Entrepreneurial Journalist: Andrew Ross Sorkin - jakarta
http://nymag.com/news/media/61870/

======
jakarta
"While Sorkin basks in Wall Street’s attention, his image at the Times is more
conflicted. His rise at the paper was jet-propelled—he was a kind of legend
before he was 20. And he was one of the first at the paper to realize the
centrality of the web and also one of the first to realize that on the web, a
journalist’s personal brand can sometimes be more valuable than that of the
institution that employs him. With his DealBook e-mail, read by some 200,000
people, plus the blog, with 2.5 million unique monthly visitors, plus the
weekly column, breaking news scoops, television appearances, and 60,000
Twitter followers, he is one of the Times’ most visible players. Media
ubiquity is a strategic decision. In the cubicle jungle of the Times, he’s an
entrepreneur. “All of it is self-reinforcing,” Sorkin says.

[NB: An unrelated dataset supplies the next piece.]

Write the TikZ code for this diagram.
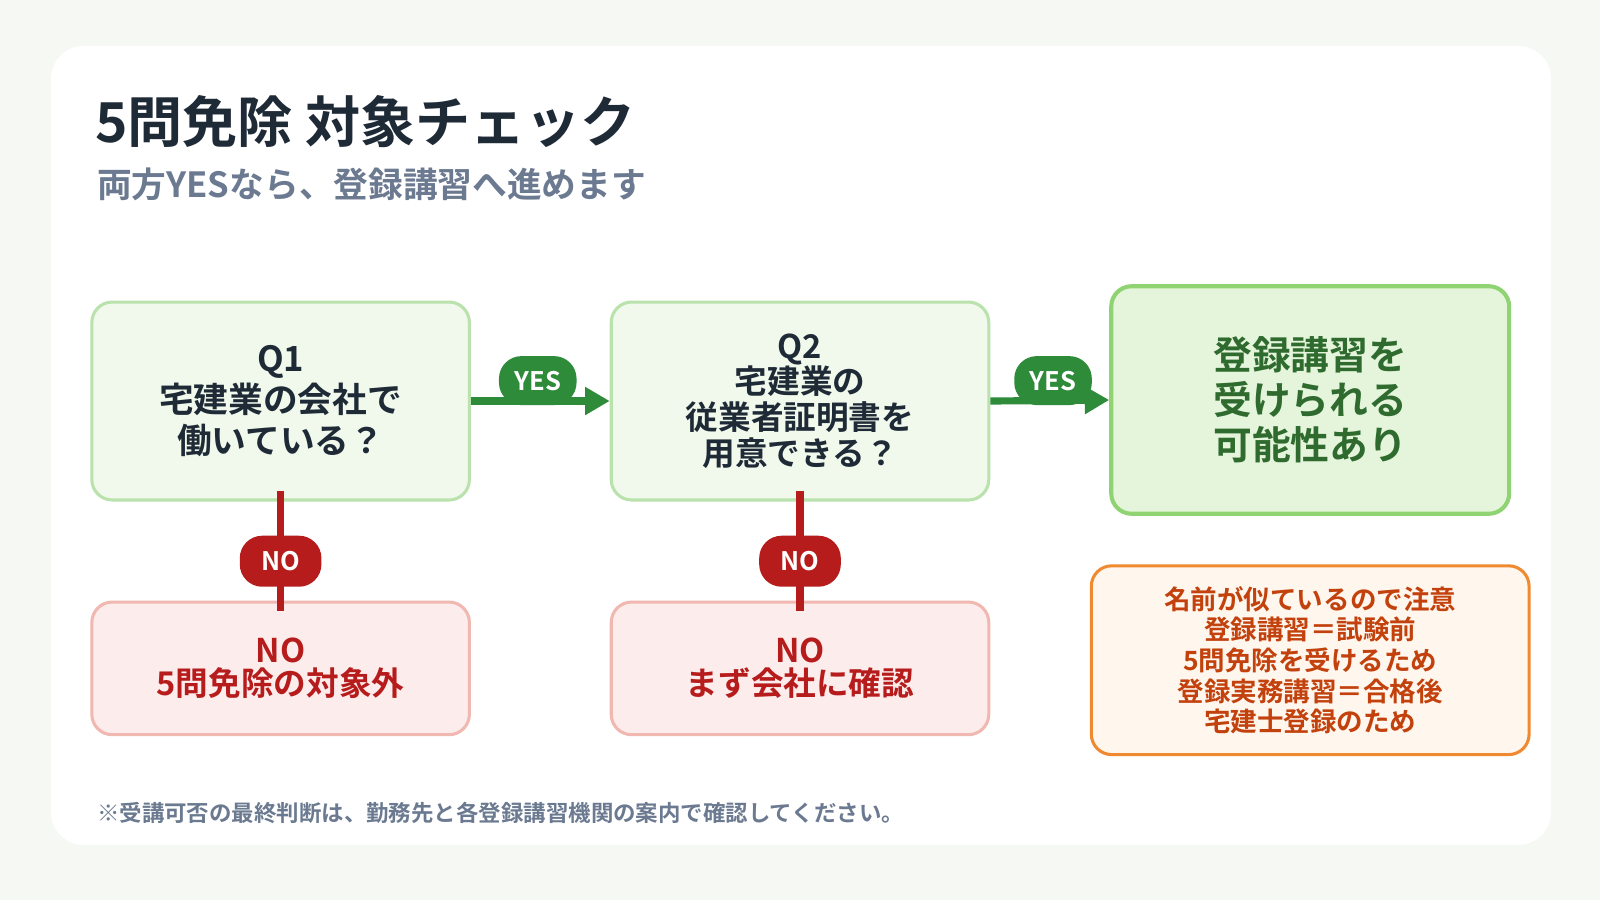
\documentclass[tikz,border=0pt]{standalone}
\usepackage{fontspec}
\setmainfont{Noto Sans CJK JP}[BoldFont={* Bold}]
\usetikzlibrary{arrows.meta}
\definecolor{bgc}{HTML}{F6F8F3}
\definecolor{titc}{HTML}{1F2A37}
\definecolor{subc}{HTML}{6B7A90}
\definecolor{qfill}{HTML}{F1F9EC}
\definecolor{qline}{HTML}{B9E2AD}
\definecolor{rfill}{HTML}{E5F5DB}
\definecolor{rline}{HTML}{8FD373}
\definecolor{rtext}{HTML}{2F6B2F}
\definecolor{gr}{HTML}{2E8B3A}
\definecolor{nfill}{HTML}{FDECEC}
\definecolor{nline}{HTML}{F0B8B0}
\definecolor{rd}{HTML}{B71C1C}
\definecolor{ofill}{HTML}{FFF7EE}
\definecolor{oline}{HTML}{F08A30}
\definecolor{otext}{HTML}{C2410C}
\begin{document}
\begin{tikzpicture}[x=1pt,y=-1pt,
  box/.style={draw,rounded corners=20pt,line width=3pt,align=center,font=\bfseries},
  pill/.style={rounded corners=22pt,minimum width=76pt,minimum height=48pt,inner sep=0pt,text=white,font=\fontsize{25}{25}\selectfont\bfseries},
]
\useasboundingbox (0,0) rectangle (1568,882);
\fill[bgc] (0,0) rectangle (1568,882);
\fill[white,rounded corners=32pt] (50,45) rectangle (1520,828);
\node[anchor=base west,text=titc,font=\fontsize{54}{54}\selectfont\bfseries,inner sep=0] (title) at (93,140) {5問免除 対象チェック};
\node[anchor=base west,text=subc,font=\fontsize{34}{34}\selectfont\bfseries,inner sep=0] (sub) at (95,194) {両方YESなら、登録講習へ進めます};
\node[box,fill=qfill,draw=qline,minimum width=370pt,minimum height=194pt,text=titc,font=\fontsize{34}{40}\selectfont\bfseries] (q1) at (275,393) {Q1\\宅建業の会社で\\働いている？};
\node[box,fill=qfill,draw=qline,minimum width=370pt,minimum height=194pt,text=titc,font=\fontsize{32}{35}\selectfont\bfseries] (q2) at (784,393) {Q2\\宅建業の\\従業者証明書を\\用意できる？};
\node[box,fill=rfill,draw=rline,line width=4pt,minimum width=390pt,minimum height=223pt,text=rtext,font=\fontsize{38}{44}\selectfont\bfseries] (r) at (1284,392) {登録講習を\\受けられる\\可能性あり};
\node[box,fill=nfill,draw=nline,minimum width=370pt,minimum height=130pt,text=rd,font=\fontsize{32}{32}\selectfont\bfseries] (n1) at (275,655) {NO\\5問免除の対象外};
\node[box,fill=nfill,draw=nline,minimum width=370pt,minimum height=130pt,text=rd,font=\fontsize{32}{32}\selectfont\bfseries] (n2) at (784,655) {NO\\まず会社に確認};
\node[box,fill=ofill,draw=oline,minimum width=429pt,minimum height=185pt,text=otext,font=\fontsize{26}{30}\selectfont\bfseries] (note) at (1284,647) {名前が似ているので注意\\登録講習＝試験前\\5問免除を受けるため\\登録実務講習＝合格後\\宅建士登録のため};
\draw[gr,line width=7pt,-{Triangle[length=24pt,width=26pt]}] (q1.east) -- (q2.west);
\draw[gr,line width=7pt,-{Triangle[length=24pt,width=26pt]}] (q2.east) -- (r.west);
\node[pill,fill=gr] (y1) at (527,373) {YES};
\node[pill,fill=gr] (y2) at (1032,373) {YES};
\draw[rd,line width=7pt] ([yshift=10pt]q1.south) -- ([yshift=-10pt]n1.north);
\draw[rd,line width=7pt] ([yshift=10pt]q2.south) -- ([yshift=-10pt]n2.north);
\node[pill,fill=rd,minimum width=80pt,minimum height=50pt] (no1) at (275,550) {NO};
\node[pill,fill=rd,minimum width=80pt,minimum height=50pt] (no2) at (784,550) {NO};
\draw[rd,line width=7pt] (275,570) -- (275,578);
\draw[rd,line width=7pt] (784,570) -- (784,578);
\node[anchor=base west,text=subc,font=\fontsize{22}{22}\selectfont\bfseries,inner sep=0] (foot) at (95,805) {※受講可否の最終判断は、勤務先と各登録講習機関の案内で確認してください。};
\end{tikzpicture}
\end{document}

Still, part of Sorkin’s problem at the Times is that he’s a new sort of
creature at an essentially conservative institution, albeit one that
desperately needs new models. He’s not a Timesman, exactly. He’s his own
creation, and he doesn’t genuflect to Times traditions."

^ this is interesting, he has already started to garner resentment by other
journalists at the Times, but he seems to be doing well for himself and is
really building a brand